Economic development officials often target specific industries where they have had success in attracting new businesses. For example, he said, the Richmond area does well in the food and beverage category, having recently announced major investments and job creation commitments by Stone Brewing and Niagara Bottling.
“It’s a very smart way to target your resources and try to ensure a higher success in recruiting businesses by using a targeting structure,” said Matherly.
The new structure reflects these sentiments, creating industry-based teams and putting more emphasis on business recruitment efforts in distressed areas.
The reorganization creates three new divisions. The Business Investment Division will include three broad industry teams: products, services and technologies. Vince Barnett, vice president of communication and promotions, is serving as the interim vice president.
The new structure also creates a Competitive Initiatives Division. It will focus on providing help to all of Virginia’s regions, especially rural communities and distressed economic areas. The vice president of this division has not yet been named.
A new Workforce Development Division will build on the VEDP’s Virginia Jobs Investment Program.

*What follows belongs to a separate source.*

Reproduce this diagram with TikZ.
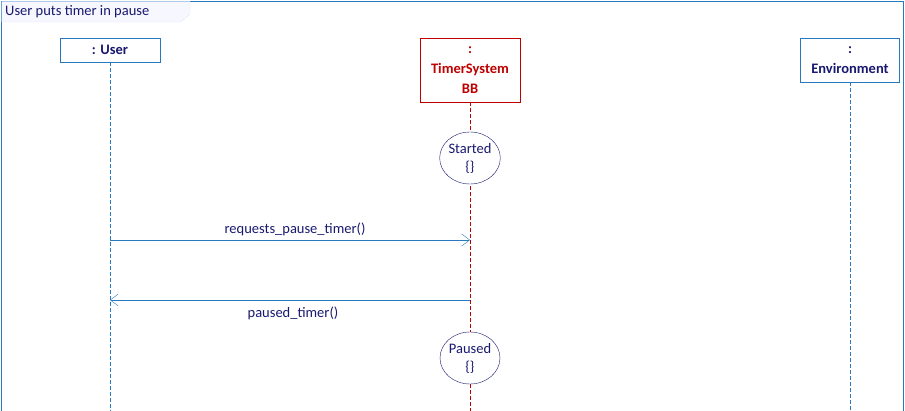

Tim Stuller, formerly a managing director in the Business Expansion unit, will be vice president of the division.
VEDP’s international trade division will be spun off next April as the Virginia International Trade Corp. As a separate state agency, it will house the state’s export-assistance programs. A CEO for that organization, which will be a gubernatorial appointment, is scheduled to be named in December. Paul Grossman, the longtime vice president of international trade for VEDP before the restructuring, is expected to be in the running for the new top job.

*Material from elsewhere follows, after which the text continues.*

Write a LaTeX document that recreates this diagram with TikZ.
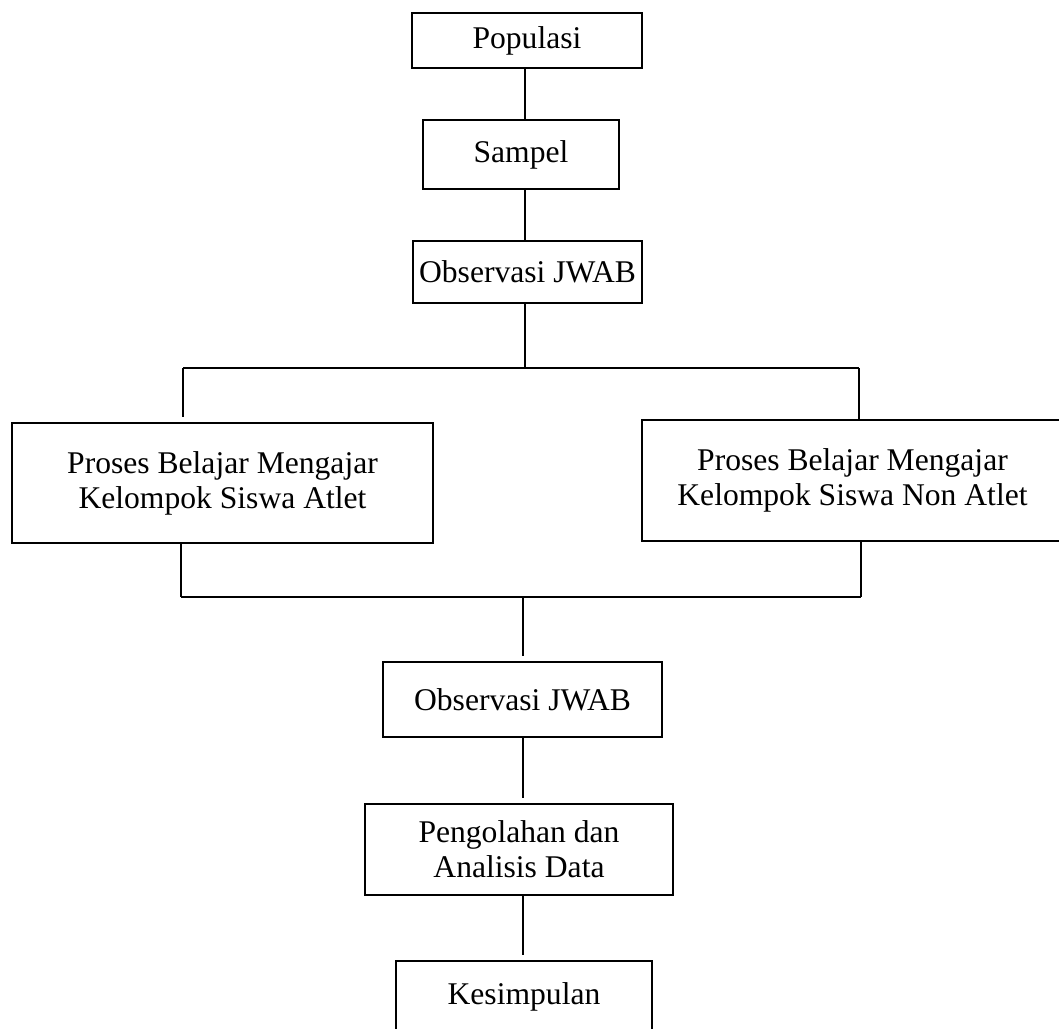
\documentclass[tikz,border=0pt]{standalone}
\usepackage{fontspec}
\setmainfont{Liberation Serif}
\begin{document}
\begin{tikzpicture}[x=1pt,y=-1pt,line width=1.8pt,
    box/.style={draw,rectangle,align=center,inner sep=0pt,font=\fontsize{31.6}{35}\selectfont},
    gap/.style={shorten >=5pt}]
    \useasboundingbox (0,0) rectangle (1059,1028);
    \node[box,minimum width=230pt,minimum height=55pt] (pop) at (527,40.5) {Populasi};
    \node[box,minimum width=196pt,minimum height=69pt] (samp) at (521,154.5) {Sampel};
    \node[box,minimum width=229pt,minimum height=62pt] (obs1) at (527.5,272) {Observasi JWAB};
    \node[box,minimum width=421pt,minimum height=120pt] (atlet) at (222.5,483) {Proses Belajar Mengajar\\Kelompok Siswa Atlet};
    \node[box,minimum width=421pt,minimum height=121pt] (nonatlet) at (852.5,480.5) {Proses Belajar Mengajar\\Kelompok Siswa Non Atlet};
    \node[box,minimum width=279pt,minimum height=75pt] (obs2) at (522.5,699.5) {Observasi JWAB};
    \node[box,minimum width=308pt,minimum height=91pt] (olah) at (519,849.5) {Pengolahan dan\\Analisis Data};
    \node[box,minimum width=256pt,minimum height=72pt] (simp) at (524,997) {Kesimpulan};
    % junctions
    \coordinate (spine) at (525,368);
    \coordinate (jl) at (183,368);
    \coordinate (jr) at (859,368);
    \coordinate (bl) at (181,597);
    \coordinate (br) at (861,597);
    \coordinate (jb) at (523,597);
    % connectors
    \draw (pop.south -| spine) -- (samp.north -| spine);
    \draw (samp.south -| spine) -- (obs1.north -| spine);
    \draw (obs1.south -| spine) -- (spine);
    \draw (jl) -- (jr);
    \draw[gap] (jl) -- (jl |- atlet.north);
    \draw (jr) -- (jr |- nonatlet.north);
    \draw (bl |- atlet.south) -- (bl);
    \draw (br |- nonatlet.south) -- (br);
    \draw (bl) -- (br);
    \draw[gap] (jb) -- (jb |- obs2.north);
    \draw[gap] (obs2.south -| jb) -- (olah.north -| jb);
    \draw[gap] (olah.south -| jb) -- (simp.north -| jb);
\end{tikzpicture}
\end{document}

Described as phase one of a reorganized structure, Gundersen said in his memo that changes were the results of “hundreds of hours of review and analysis by and with our board, staff, key stakeholders, independent management consultants and public officials over the better part of this calendar year.”
General Assembly members including Del. Chris Jones, R-Suffolk, and Del. Kathy Bryon, a Republican representing the Lynchburg area, called for a review last fall of state economic development incentives and the way they are administered.

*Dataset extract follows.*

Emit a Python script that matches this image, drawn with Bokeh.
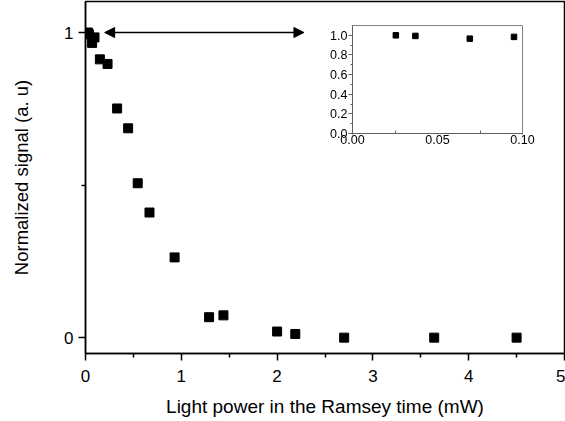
from bokeh.plotting import figure
from bokeh.models import FixedTicker, Arrow, NormalHead, CustomJSTickFormatter
from bokeh.embed import file_html
from bokeh.resources import INLINE

# main data: light power (mW) vs normalized signal
power = [0.025, 0.037, 0.069, 0.094, 0.15, 0.23, 0.33, 0.445, 0.545, 0.668,
         0.93, 1.29, 1.44, 2.0, 2.19, 2.70, 3.64, 4.50]
signal = [1.0, 0.994, 0.966, 0.984, 0.912, 0.897, 0.751, 0.686, 0.506, 0.41,
          0.263, 0.067, 0.073, 0.02, 0.012, 0.0, 0.0, 0.0]

# inset data (zoom on low power)
inset_power = [0.0255, 0.037, 0.069, 0.095]
inset_signal = [1.0, 0.994, 0.966, 0.984]

x_ticks = [0, 1, 2, 3, 4, 5]
x_minor = [0.5, 1.5, 2.5, 3.5, 4.5]
y_ticks = [0, 1]
y_minor = [0.5]
inset_x_ticks = [0.0, 0.05, 0.10]
inset_x_minor = [0.025, 0.075]
inset_y_ticks = [0.0, 0.2, 0.4, 0.6, 0.8, 1.0]
inset_y_minor = [0.1, 0.3, 0.5, 0.7, 0.9]

arrow_x = [0.2, 2.28]
arrow_y = 1.0

FONT = "Liberation Sans"

p = figure(width=565, height=421, x_range=(0, 5), y_range=(-0.052, 1.1016),
           output_backend="svg", toolbar_location=None,
           min_border_left=85, min_border_right=1, min_border_top=1, min_border_bottom=68)
p.grid.visible = False
p.outline_line_color = "black"
p.outline_line_width = 1.5

p.scatter(power, signal, marker="square", size=9, color="black")

p.add_layout(Arrow(start=NormalHead(size=10, fill_color="black", line_color="black"),
                   end=NormalHead(size=10, fill_color="black", line_color="black"),
                   x_start=arrow_x[0], x_end=arrow_x[1], y_start=arrow_y, y_end=arrow_y,
                   line_color="black", line_width=1.5))

for ax in (p.xaxis[0], p.yaxis[0]):
    ax.axis_line_width = 1.5
    ax.axis_line_color = "black"
    ax.major_tick_line_width = 1.5
    ax.minor_tick_line_width = 1.5
    ax.major_tick_out = 7
    ax.major_tick_in = 0
    ax.minor_tick_out = 4
    ax.minor_tick_in = 0
    ax.major_label_text_font = FONT
    ax.major_label_text_font_size = "17px"
    ax.major_label_text_color = "black"
    ax.axis_label_text_font = FONT
    ax.axis_label_text_font_style = "normal"
    ax.axis_label_text_color = "black"

p.xaxis.axis_label_text_font_size = "19px"
p.yaxis.axis_label_text_font_size = "18.5px"
p.xaxis.ticker = FixedTicker(ticks=x_ticks, minor_ticks=x_minor)
p.yaxis.ticker = FixedTicker(ticks=y_ticks, minor_ticks=y_minor)
p.xaxis.axis_label = "Light power in the Ramsey time (mW)"
p.yaxis.axis_label = "Normalized signal (a. u)"
p.xaxis.major_label_standoff = 9
p.xaxis.axis_label_standoff = 11
p.yaxis.major_label_standoff = 5
p.yaxis.axis_label_standoff = 29

# inset
ins = figure(width=225, height=135, x_range=(0, 0.1), y_range=(0, 1.1),
             output_backend="svg", toolbar_location=None,
             min_border_left=40, min_border_right=15, min_border_top=5, min_border_bottom=22,
             styles={"position": "fixed", "left": "312px", "top": "20px"})
ins.grid.visible = False
ins.outline_line_color = "#808080"
ins.outline_line_width = 1
ins.background_fill_alpha = 0
ins.border_fill_alpha = 0
ins.scatter(inset_power, inset_signal, marker="square", size=5.5, color="black")
for ax in (ins.xaxis[0], ins.yaxis[0]):
    ax.axis_line_color = "#606060"
    ax.major_tick_line_color = "#606060"
    ax.minor_tick_line_color = "#606060"
    ax.major_label_text_font = FONT
    ax.major_label_text_font_size = "12.5px"
    ax.major_label_text_color = "black"
    ax.major_label_standoff = 1
ins.yaxis.ticker = FixedTicker(ticks=inset_y_ticks, minor_ticks=inset_y_minor)
ins.xaxis.ticker = FixedTicker(ticks=inset_x_ticks, minor_ticks=inset_x_minor)
ins.yaxis.major_tick_out = 4
ins.yaxis.major_tick_in = 0
ins.yaxis.minor_tick_out = 2
ins.yaxis.minor_tick_in = 0
ins.xaxis.major_tick_out = 1
ins.xaxis.major_tick_in = 0
ins.xaxis.minor_tick_out = 0
ins.xaxis.minor_tick_in = 3
ins.xaxis.major_label_standoff = 0
ins.yaxis.formatter = CustomJSTickFormatter(code="return tick.toFixed(1);")
ins.xaxis.formatter = CustomJSTickFormatter(code="return tick.toFixed(2);")

open("out.html", "w").write(file_html([p, ins], INLINE))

VEDP came under scrutiny after Virginia paid $1.4 million in incentives to a Chinese company, Lindenburg Industry. The company failed to keep its pledge to invest $113 million in opening a factory in Appomattox and creating more than 300 jobs. A series of stories first reported by The Roanoke Times raised questions about VEDP’s vetting process for the project.
In a January Roanoke Times article on the failed deal, Briley defended the organization's track record. Since 1992, 25 of the 629 companies that received money from the Commonwealth’s Opportunity Fund have been asked to repay incentives and did not, Briley told the newspaper. That equated to a loss of $5.87 million out of total grants that were nearly $230 million. And in all but four of those cases, Briley said, the money had been spent on assets such as worker training or infrastructure.
VEDP has made JLARC aware of its operational changes under the restructuring, said Drew Dickinson, principal legislative analyst for JLARC. The purpose of JLARC’s report, scheduled to be ready in mid-November, is to evaluate VEDP’s operations, the effectiveness of its initiatives, its accountability structure, coordination with local and state economic development entities, and structures and approaches used by other states.
A second phase of VEDP’s reorganization is expected to be announced this fall. Phase II will focus on improving operational units of the organization, such as human resources and legal functions.